Impact on India’s northeast and local manufacturing
The trade restrictions also have implications for India’s northeastern states. Bangladesh’s transit fees and trade barriers have constrained industrial growth in the region, which relies heavily on access to both Indian and Bangladeshi markets. A government source explained, "Due to Bangladesh’s landport restrictions, the northeastern states suffer from lack of access to the Bangladesh market to sell locally manufactured goods, restricting market access to primary agricultural goods only."
The new Indian restrictions aim to protect local manufacturing in the northeast and support the Atmanirbhar Bharat initiative. By limiting Bangladeshi goods that compete with local products, India hopes to level the playing field. The DGFT’s notification bans certain Bangladeshi goods from entering through land customs stations and integrated check posts in Assam, Meghalaya, Tripura, Mizoram, and northern West Bengal.

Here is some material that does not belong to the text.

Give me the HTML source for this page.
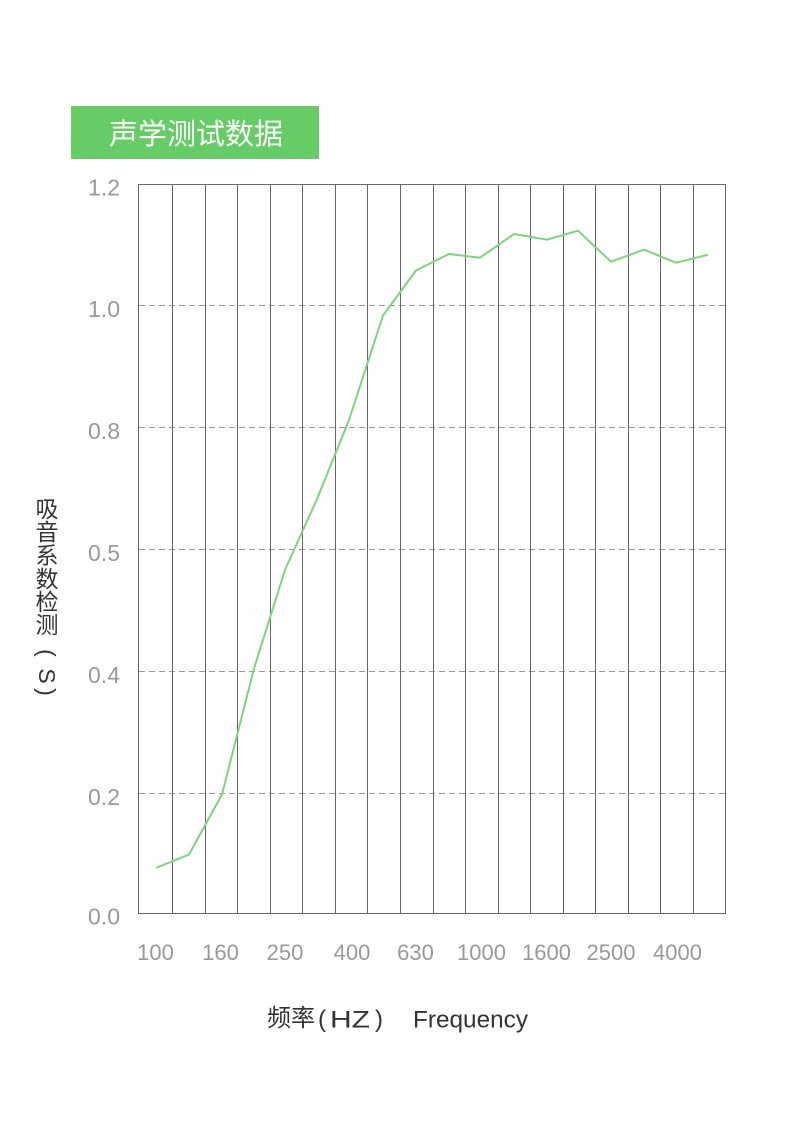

Readymade garments: a key flashpoint
Bangladesh’s garment exports to India total more than USD 700 million annually and are a cornerstone of bilateral trade. The new rules allow these garments to enter only through Kolkata and Nhava Sheva seaports, blocking the more convenient land routes.
This is partly in retaliation for Bangladesh’s ban on Indian yarn imports through land ports, essential for its textile industry. Indian yarn exporters have been hit by this move, which reportedly favours Bangladeshi mills’ demands despite land routes offering the fastest and cheapest transit.
Officials noted, "Bangladesh has recently imposed port restrictions on export of Indian yarn via land ports allowing Indian yarn exports only via seaports. This, Delhi feels, has ostensibly been done in response to demand by Bangladesh textile mills."
While India is firm on protecting its domestic industries and the northeast’s economic interests, officials say dialogue remains open. They urge Bangladesh to foster a constructive trade environment.